Joseph II., dem Aufklärer auf dem Kaiserthron, missfiel die Tatsache, dass immer mehr weltliche Szenen Eingang in die Krippen fanden. Deshalb verbot er 1782 per „Hofdekret“ das Aufstellen der oftmals sehr prunkvollen  Krippen in den Kirchen. Zwar wurde dieses Verbot wenige Jahre später von seinem Nachfolger wieder aufgehoben, dennoch hatte es  weitreichende Folgen: Viele handwerklich begabte Bewohner des Salz­kammer­­gutes - besonders Holz- und Salinenarbeiter - begannen Krippenfiguren nachzu­schnitzen und diese bei sich zu Hause aufzustellen. Im Laufe der Zeit entwickelten sich die figuren­reichen und oftmals ganze Zimmer füllenden „Landschaftskrippen“. Charakteristisch für sie ist die Ausgestaltung, die nicht nur die Landschaft des Salzkammergutes darstellt, sondern auch die Arbeiten und das Leben der Bauern, Hirten, Salinenarbeiter, Holzarbeiter, Jäger und Wilderer.

 

Die größte und künstlerisch wertvollste Traunkirchner Krippe ist die sogenannte Jagaweh-Krippe, benannt nach ihrem Herstellungs­ort, dem hoch über dem Ort gelegenen Haus Jagaweh; sie wird heute im Salzburg-Museum aufbewahrt.  Mehr als 30 Jahre lang, zwischen 1888 und 1919, haben Josef Feichtinger und sein Stiefsohn Josef Scheichl an der Krippe gebaut und an den Figuren geschnitzt; die Frauen der Familie, junge wie alte, waren für die Bemalung zuständig.

 

Angelehnt an die Ebenseer Krippenbautradition besteht die Jagaweh-Krippe aus einer großen Anzahl von Wurzelteilen (ins­gesamt 138 Stück), aus denen die für die Gegend typische Bergwelt mit den mächtigen Kalkstöcken aufgebaut ist.
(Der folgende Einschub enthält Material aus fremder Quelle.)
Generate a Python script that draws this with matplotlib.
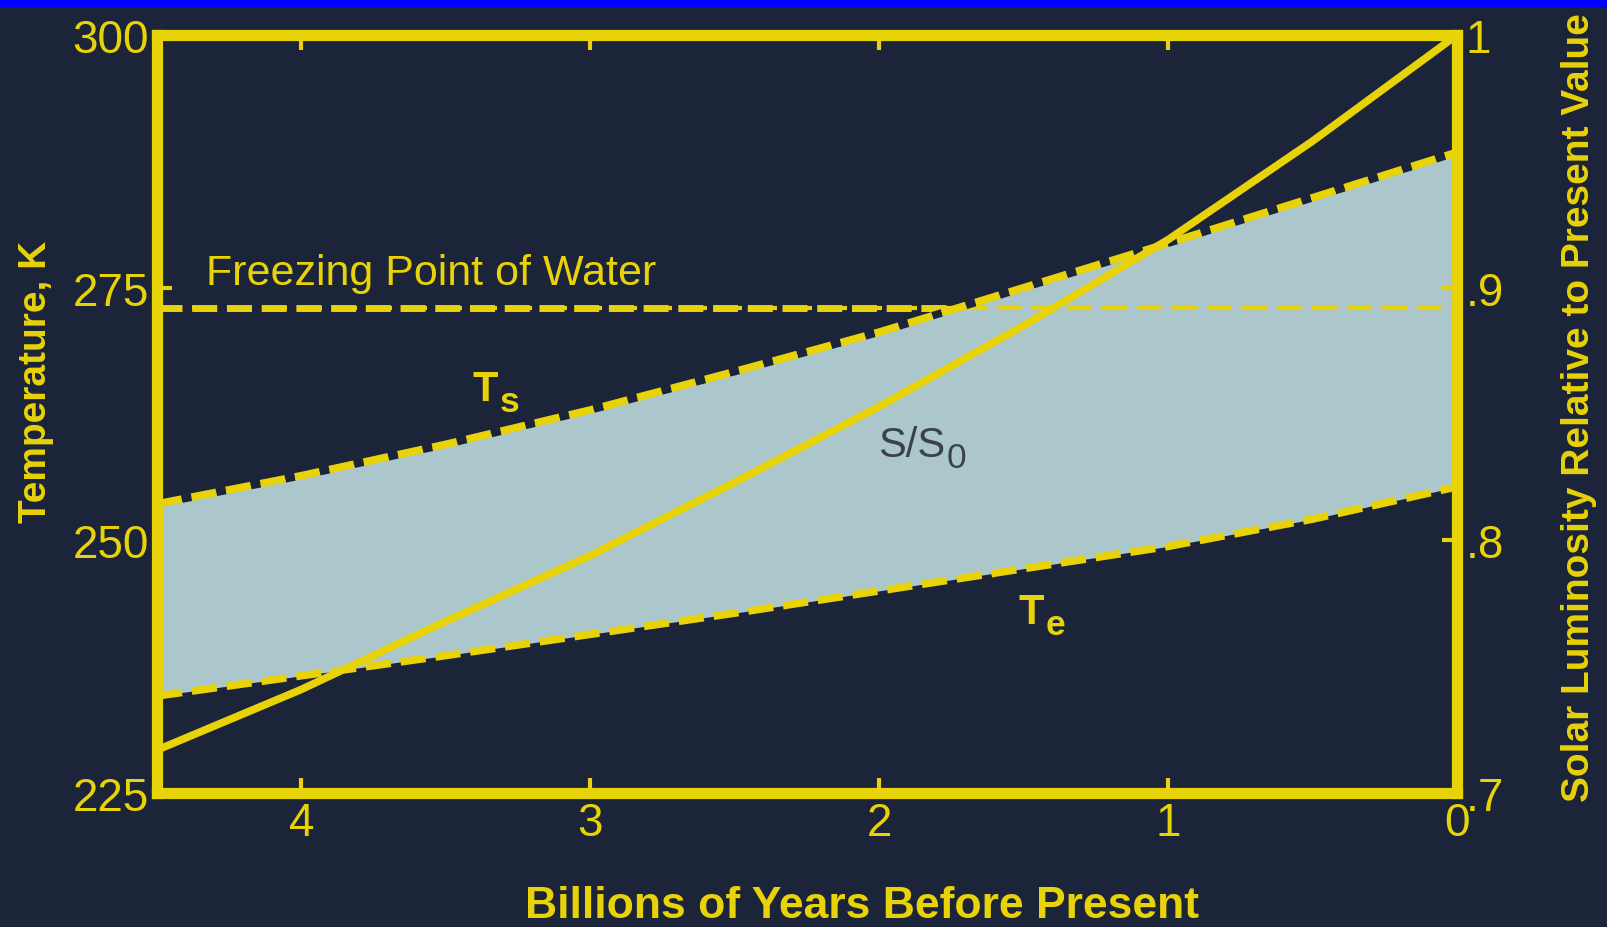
import matplotlib
matplotlib.use("Agg")
import matplotlib.pyplot as plt
from matplotlib.patches import Rectangle

plt.rcParams['font.family'] = ['Liberation Sans', 'DejaVu Sans']

# data
age = [4.5, 4.0, 3.5, 3.0, 2.5, 2.0, 1.5, 1.0, 0.5, 0.0]          # Gyr before present
t_surface = [253.6, 256.4, 259.5, 262.9, 266.7, 270.6, 275.0, 279.4, 283.9, 288.4]
t_effective = [234.6, 236.6, 238.6, 240.7, 242.8, 245.0, 247.2, 249.4, 252.1, 255.3]
s_ratio = [0.717, 0.741, 0.768, 0.794, 0.823, 0.853, 0.885, 0.919, 0.958, 1.0]
freezing = 273.0

x_ticks = [4, 3, 2, 1, 0]
x_labels = ['4', '3', '2', '1', '0']
t_ticks = [225, 250, 275, 300]
t_labels = ['225', '250', '275', '300']
s_ticks = [0.7, 0.8, 0.9, 1.0]
s_labels = ['.7', '.8', '.9', '1']

navy = '#1c2439'
yellow = '#e8d208'
pale = '#abc7cb'


def sub_label(ax, x, y, main, sub, color, size, weight):
    # big letter + lowered, slightly smaller subscript
    t = ax.text(x, y, main, color=color, fontsize=size, fontweight=weight,
                ha='right', va='center', zorder=6)
    ax.annotate(sub, xy=(1, 0.5), xycoords=t, xytext=(1, -size * 0.3),
                textcoords='offset points', color=color, fontsize=size * 0.85,
                fontweight=weight, ha='left', va='center', zorder=6)


fig = plt.figure(figsize=(16.08, 9.28), dpi=100, facecolor=navy)
fig.patches.append(Rectangle((0, 1 - 7 / 928), 1, 7 / 928, transform=fig.transFigure,
                             color='#0000ff', zorder=0))

ax = fig.add_axes([157 / 1608, 1 - 794 / 928, 1300 / 1608, 758 / 928])
ax.set_facecolor(navy)
ax.set_xlim(4.5, 0)
ax.set_ylim(225, 300)

# freezing line: thick on the dark part, thin across the shaded band
ax.axhline(freezing, color=yellow, lw=5, dashes=(3.6, 1.4), zorder=1)
ax.fill_between(age, t_effective, t_surface, color=pale, lw=0, zorder=2)
ax.axhline(freezing, color=yellow, lw=3, dashes=(6.0, 2.4), zorder=3)

ax.plot(age, t_surface, color=yellow, lw=5.5, dashes=(3.3, 1.3), gapcolor=navy, zorder=4)
ax.plot(age, t_effective, color=yellow, lw=5.5, dashes=(3.3, 1.3), zorder=4)

ax.set_xticks(x_ticks)
ax.set_xticklabels(x_labels)
ax.set_yticks(t_ticks)
ax.set_yticklabels(t_labels)
ax.tick_params(axis='both', direction='in', length=11, width=3, color=yellow,
               labelcolor=yellow, labelsize=33, top=True, pad=6)

ax.text(4.33, 276.5, 'Freezing Point of Water', color=yellow, fontsize=31,
        ha='left', va='center', zorder=6)
sub_label(ax, 3.32, 265.0, 'T', 's', yellow, 30, 'bold')
sub_label(ax, 1.43, 242.9, 'T', 'e', yellow, 30, 'bold')
sub_label(ax, 1.77, 259.4, 'S/S', '0', '#3a4448', 30, 'normal')

ax2 = ax.twinx()
ax2.set_ylim(0.7, 1.0)
ax2.plot(age, s_ratio, color=yellow, lw=5.5, solid_capstyle='butt', zorder=5)
ax2.set_yticks(s_ticks)
ax2.set_yticklabels(s_labels)
ax2.tick_params(axis='y', direction='in', length=11, width=3, color=yellow,
                labelcolor=yellow, labelsize=33, pad=6)

for a in (ax, ax2):
    for sp in a.spines.values():
        sp.set_color(yellow)
        sp.set_linewidth(8)
        sp.set_zorder(10)

fig.text(36 / 1608, 1 - 382 / 928, 'Temperature, K', color=yellow, fontsize=28,
         fontweight='bold', rotation=90, ha='center', va='center')
fig.text(1579 / 1608, 1 - 408 / 928, 'Solar Luminosity Relative to Present Value',
         color=yellow, fontsize=28, fontweight='bold', rotation=90, ha='center', va='center')
fig.text(862 / 1608, 1 - 907 / 928, 'Billions of Years Before Present', color=yellow,
         fontsize=32, fontweight='bold', ha='center', va='center')

fig.savefig('out.png', dpi=100, facecolor=fig.get_facecolor())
Unter den knapp 100 Figuren sind auch jene Typen, die im Sazkammergut unabkömmlich sind: die Vater-Sohn-Gruppe „Vada, laß mi a mitgehn“, der „Lampötraga", der „Urbal mit der Leinwand", aber auch Symbol­figuren wie der Weintraubenträger  - Wein als das Sinnbild für das Abendmahl. Dazu kommen eine Unzahl von Tieren (Schafe, Kühe, Hunde), 37 Architekturteile - neben Almhütten, Bauern- und Bürgerhäuser auch die Stadtanlage des „Himmlischen Jerusalem" - sowie zahlreiche Einzelbäume und Baumgruppen.